Abington School District is a medium-sized, suburban, public school district that serves the borough of Rockledge and Abington Township in Montgomery County, Pennsylvania. The district operates one high school, one middle school, and seven elementary schools. 

Abington School District encompasses approximately 16 square miles. According to the 2000 federal census data, it serves a resident population of 58,680. In 2009, the district residents' per capita income was $29,932 a year, while the median family income was $70,226. In the Commonwealth, the median family income was $49,501  and the United States median family income was $49,445, in 2010. In the 2021-2022 school year, Abington School District provided basic educational services to 8,292 pupils. It employed: 551 teachers, 399 full-time and part-time support personnel, and 62 administrators.

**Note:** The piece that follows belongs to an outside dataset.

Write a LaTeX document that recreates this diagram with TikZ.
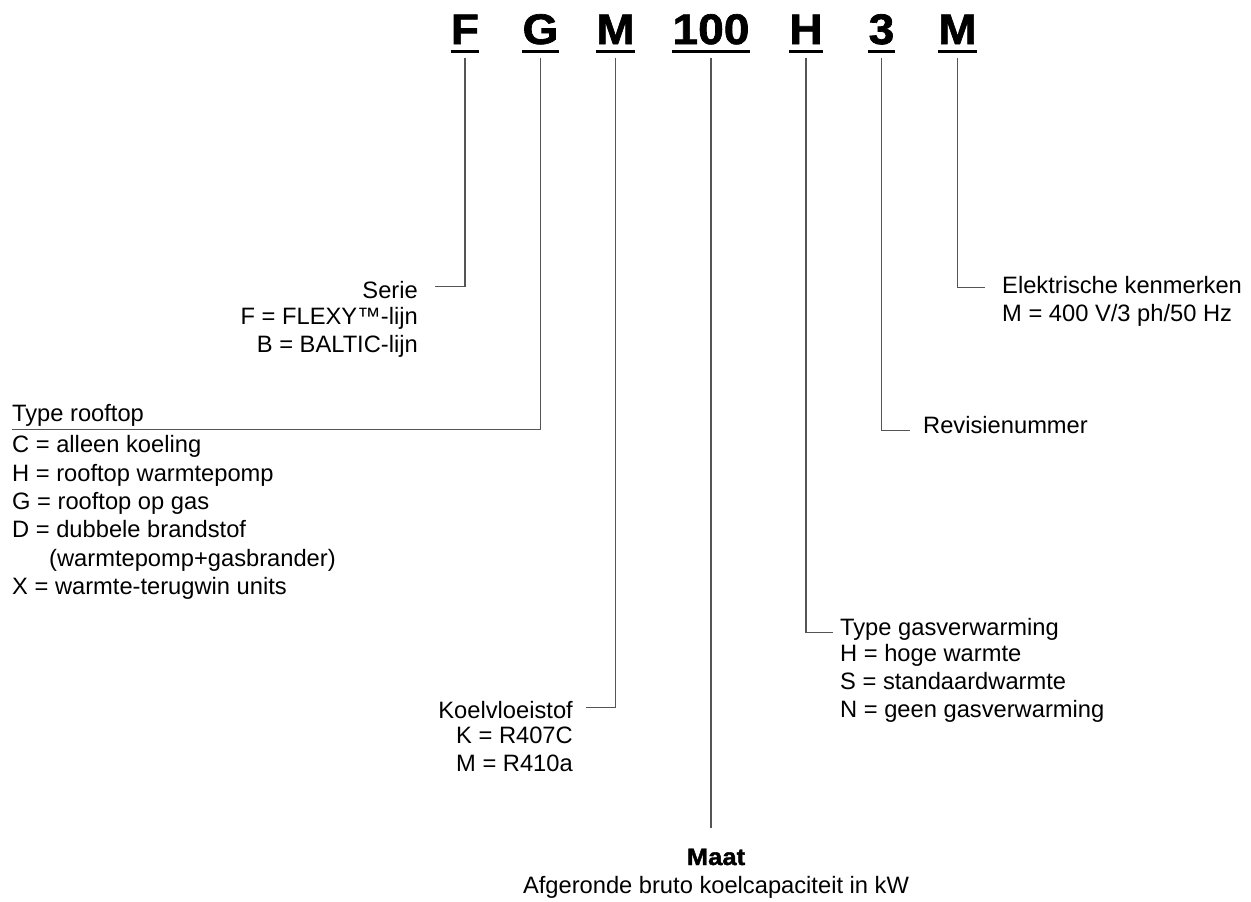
\documentclass[tikz,border=0pt]{standalone}
\usepackage{fontspec}
\setmainfont{Liberation Sans}
\newfontfamily\blackfont{Liberation Sans}[BoldFeatures={FakeBold=1.6,FakeStretch=1.08}]
\usetikzlibrary{positioning}
\definecolor{leadgray}{RGB}{85,85,85}
\tikzset{
  code/.style={font=\blackfont\bfseries\fontsize{42.7}{42.7}\selectfont,anchor=base,inner xsep=0pt,inner ysep=7pt,text depth=0pt},
  lbl/.style={font=\fontsize{23.7}{28.4}\selectfont,inner sep=0pt,execute at begin node=\strut},
  lead/.style={draw=leadgray,line width=1.2pt,shorten <=6.5pt}
}
\begin{document}
\begin{tikzpicture}[x=1pt,y=-1pt]
\useasboundingbox (0,0) rectangle (1251,902);
% type code
\node[code](cF) at (465,44){F};
\node[code](cG) at (540.5,44){G};
\node[code](cR) at (615.5,44){M};
\node[code](cSize) at (711,44){100};
\node[code](cHeat) at (806,44){H};
\node[code](cRev) at (881.5,44){3};
\node[code](cElec) at (957.5,44){M};
\foreach \c in {cF,cG,cR,cSize,cHeat,cRev,cElec}
  \draw[line width=3pt](\c.south west)--(\c.south east);

% left side
\node[lbl,anchor=base east](serie) at (418,298){Serie};
\node[lbl,align=right,below left=0pt of serie.south east](serieL){F = FLEXY™-lijn\\B = BALTIC-lijn};
\node[lbl,anchor=base west](rooftop) at (12,421){Type rooftop};
\node[lbl,align=left,below right=5.6pt and 0pt of rooftop.south west](rooftopL){C = alleen koeling\\H = rooftop warmtepomp\\G = rooftop op gas\\D = dubbele brandstof\\\hspace*{37pt}(warmtepomp+gasbrander)\\X = warmte-terugwin units};
\node[lbl,anchor=base east](koel) at (573,718){Koelvloeistof};
\node[lbl,align=right,below left=0pt of koel.south east](koelL){K = R407C\\M = R410a};

% bottom
\node[lbl,font=\blackfont\bfseries\fontsize{23.7}{28.4}\selectfont,anchor=base](maat) at (716,865){Maat};
\node[lbl,below=0pt of maat](maatL){Afgeronde bruto koelcapaciteit in kW};

% right side
\node[lbl,anchor=base west](gas) at (840,635){Type gasverwarming};
\node[lbl,align=left,below right=0pt of gas.south west](gasL){H = hoge warmte\\S = standaardwarmte\\N = geen gasverwarming};
\node[lbl,anchor=base west](rev) at (923,433){Revisienummer};
\node[lbl,anchor=base west](elec) at (1002,293){Elektrische kenmerken};
\node[lbl,align=left,below right=0pt of elec.south west](elecL){M = 400 V/3 ph/50 Hz};

% leaders
\draw[lead,shorten >=17pt](cF)|-([yshift=6pt]serie.east);
\draw[lead](cG)|-(rooftop.south west);
\draw[lead,shorten >=13pt](cR)|-([yshift=5pt]koel.east);
\draw[lead,shorten >=17pt](cSize)--(cSize|-maat.north);
\draw[lead,shorten >=7pt](cHeat)|-([yshift=-3pt]gas.west);
\draw[lead,shorten >=13pt](cRev)|-([yshift=-3pt]rev.west);
\draw[lead,shorten >=17pt](cElec)|-(elec.west);
\end{tikzpicture}
\end{document}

Abington School District received more than $16.2 million in state funding in school year 2007-08.

Secondary schools
Abington Senior High (9th, 10th, 11th, 12th)
Abington Middle School (6th, 7th, 8th)

Elementary Schools (K-5)
Copper Beech
Highland
McKinley
Overlook
Roslyn
Rydal
Willow Hill

Abington School District vs. Schempp
The school district received some notoriety in the 1960s when it became one of the key parties in the school prayer controversy, with Abington School District v. Schempp. The Supreme Court case resulted in a declaration of the unconstitutionality of school-sanctioned Bible reading. This case is considered a landmark and surprised former President Dwight Eisenhower, who had appointed Earl Warren as Chief Justice.